● Set exercise
Retype, please, the listing from its opening line through the line that contains "(hub) at (346,481);", both included, without the pictures.

— START —

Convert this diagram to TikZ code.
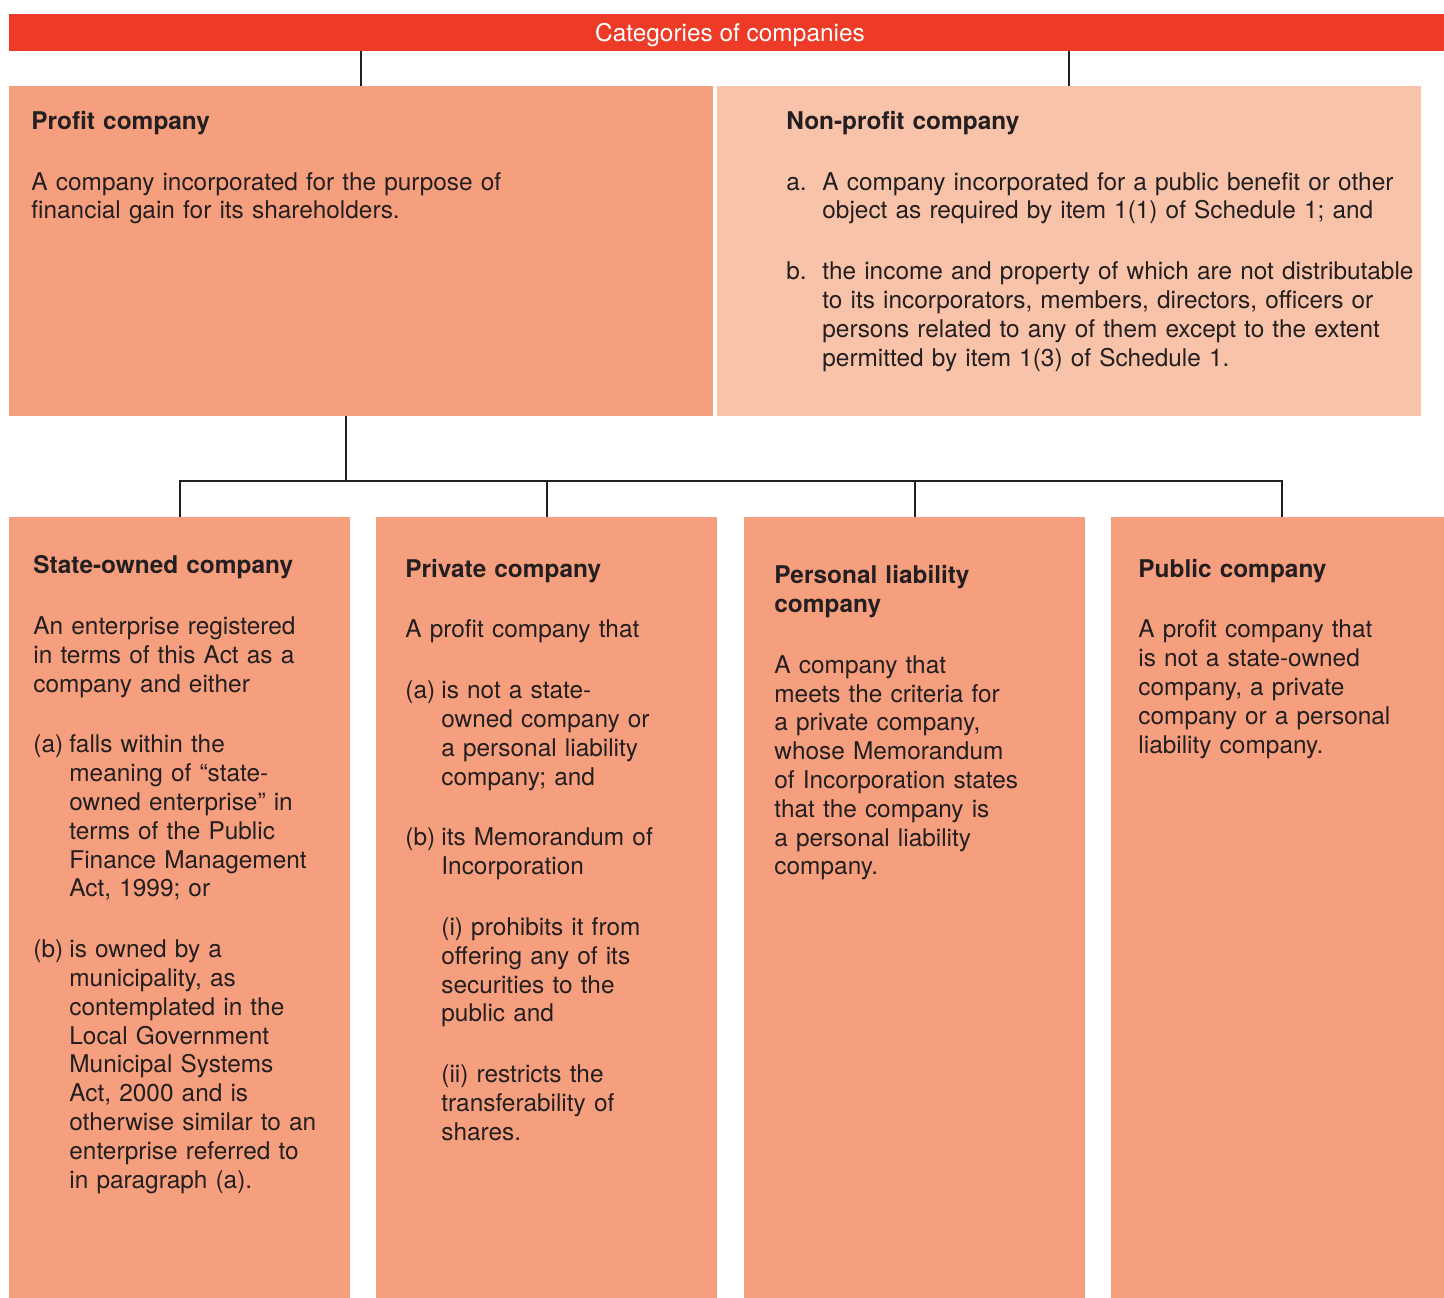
\documentclass[tikz,border=0pt]{standalone}
\usepackage{fontspec}
\setmainfont{TeX Gyre Heros}
\usepackage{tikz}
\definecolor{barred}{HTML}{EE3B28}
\definecolor{salmon}{HTML}{F69F7E}
\definecolor{peach}{HTML}{F9C3AA}
\definecolor{ink}{HTML}{231F20}
\newlength{\itemind}\setlength{\itemind}{18pt}
\newlength{\paragap}\setlength{\paragap}{16pt}
\newcommand*{\bodyfont}{\fontsize{12.2}{14.4}\selectfont}
\newcommand*{\lbl}[1]{\makebox[\itemind][l]{#1}}
\newcommand*{\indline}{\hspace*{\itemind}}

\begin{document}
\begin{tikzpicture}[x=0.5pt,y=-0.5pt,
    box/.style={fill=salmon, inner sep=0pt, outer sep=0pt, anchor=north west},
    txt/.style={anchor=north west, inner sep=0pt, align=left, font=\bodyfont, text=ink},
    link/.style={draw=ink, line width=1pt}]
  \useasboundingbox (0,0) rectangle (1444,1297);
  % top level
  \node[box, fill=barred, minimum width=721pt, minimum height=18.5pt,
    text height=9pt, text depth=0pt, font=\bodyfont, text=white] (bar) at (9,14) {Categories of companies};
  \node[box, minimum width=352pt, minimum height=165pt] (profit) at (9,86) {};
  \node[box, fill=peach, minimum width=352pt, minimum height=165pt] (nonprofit) at (717,86) {};
  % second level
  \node[box, minimum width=170.5pt, minimum height=395pt] (state) at (9,517) {};
  \node[box, minimum width=170.5pt, minimum height=395pt] (private) at (376,517) {};
  \node[box, minimum width=170.5pt, minimum height=395pt] (personal) at (744,517) {};
  \node[box, minimum width=170.5pt, minimum height=395pt] (public) at (1111,517) {};
  \coordinate (hub) at (346,481);

  \node[txt, text width=340pt] (profittxt) at (31,108.8) {%
    \strut\textbf{Profit company}\\[\paragap]
    A company incorporated for the purpose of\\
    financial gain for its shareholders.};
  \node[txt, text width=340pt] (nonprofittxt) at (786,108.8) {%
    \strut\textbf{Non-profit company}\\[\paragap]
    \lbl{a.}A company incorporated for a public benefit or other\\
    \indline object as required by item 1(1) of Schedule 1; and\\[\paragap]
    \lbl{b.}the income and property of which are not distributable\\
    \indline to its incorporators, members, directors, officers or\\
    \indline persons related to any of them except to the extent\\
    \indline permitted by item 1(3) of Schedule 1.};
  \node[txt, text width=165pt] (statetxt) at (33,553.1) {%
    \strut\textbf{State-owned company}\\[\paragap]
    An enterprise registered\\
    in terms of this Act as a\\
    company and either\\[\paragap]
    \lbl{(a)}falls within the\\
    \indline meaning of “state-\\
    \indline owned enterprise” in\\
    \indline terms of the Public\\
    \indline Finance Management\\
    \indline Act, 1999; or\\[\paragap]
    \lbl{(b)}is owned by a\\
    \indline municipality, as\\
    \indline contemplated in the\\
    \indline Local Government\\
    \indline Municipal Systems\\
    \indline Act, 2000 and is\\
    \indline otherwise similar to an\\
    \indline enterprise referred to\\
    \indline in paragraph (a).};
  \node[txt, text width=165pt] (privatetxt) at (405,556.5) {%
    \strut\textbf{Private company}\\[\paragap]
    A profit company that\\[\paragap]
    \lbl{(a)}is not a state-\\
    \indline owned company or\\
    \indline a personal liability\\
    \indline company; and\\[\paragap]
    \lbl{(b)}its Memorandum of\\
    \indline Incorporation\\[\paragap]
    \indline (i) prohibits it from\\
    \indline offering any of its\\
    \indline securities to the\\
    \indline public and\\[\paragap]
    \indline (ii) restricts the\\
    \indline transferability of\\
    \indline shares.};
  \node[txt, text width=165pt] (personaltxt) at (774,563.1) {%
    \strut\textbf{Personal liability}\\
    \textbf{company}\\[\paragap]
    A company that\\
    meets the criteria for\\
    a private company,\\
    whose Memorandum\\
    of Incorporation states\\
    that the company is\\
    a personal liability\\
    company.};
  \node[txt, text width=165pt] (publictxt) at (1138,556.5) {%
    \strut\textbf{Public company}\\[\paragap]
    A profit company that\\
    is not a state-owned\\
    company, a private\\
    company or a personal\\
    liability company.};

  % connectors
  \draw[link] (profit.north) -- (profit.north |- bar.south);
  \draw[link] (nonprofit.north) -- (nonprofit.north |- bar.south);
  \draw[link] (hub |- profit.south) -- (hub);
  \draw[link] (state.north) |- (hub) -| (public.north);
  \foreach \b in {private,personal}{
    \draw[link] (\b.north) -- (\b.north |- hub);
  }
\end{tikzpicture}
\end{document}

— END —

● Exercise solution
Convert this diagram to TikZ code.
\documentclass[tikz,border=0pt]{standalone}
\usepackage{fontspec}
\setmainfont{TeX Gyre Heros}
\usepackage{tikz}
\definecolor{barred}{HTML}{EE3B28}
\definecolor{salmon}{HTML}{F69F7E}
\definecolor{peach}{HTML}{F9C3AA}
\definecolor{ink}{HTML}{231F20}
\newlength{\itemind}\setlength{\itemind}{18pt}
\newlength{\paragap}\setlength{\paragap}{16pt}
\newcommand*{\bodyfont}{\fontsize{12.2}{14.4}\selectfont}
\newcommand*{\lbl}[1]{\makebox[\itemind][l]{#1}}
\newcommand*{\indline}{\hspace*{\itemind}}

\begin{document}
\begin{tikzpicture}[x=0.5pt,y=-0.5pt,
    box/.style={fill=salmon, inner sep=0pt, outer sep=0pt, anchor=north west},
    txt/.style={anchor=north west, inner sep=0pt, align=left, font=\bodyfont, text=ink},
    link/.style={draw=ink, line width=1pt}]
  \useasboundingbox (0,0) rectangle (1444,1297);
  % top level
  \node[box, fill=barred, minimum width=721pt, minimum height=18.5pt,
    text height=9pt, text depth=0pt, font=\bodyfont, text=white] (bar) at (9,14) {Categories of companies};
  \node[box, minimum width=352pt, minimum height=165pt] (profit) at (9,86) {};
  \node[box, fill=peach, minimum width=352pt, minimum height=165pt] (nonprofit) at (717,86) {};
  % second level
  \node[box, minimum width=170.5pt, minimum height=395pt] (state) at (9,517) {};
  \node[box, minimum width=170.5pt, minimum height=395pt] (private) at (376,517) {};
  \node[box, minimum width=170.5pt, minimum height=395pt] (personal) at (744,517) {};
  \node[box, minimum width=170.5pt, minimum height=395pt] (public) at (1111,517) {};
  \coordinate (hub) at (346,481);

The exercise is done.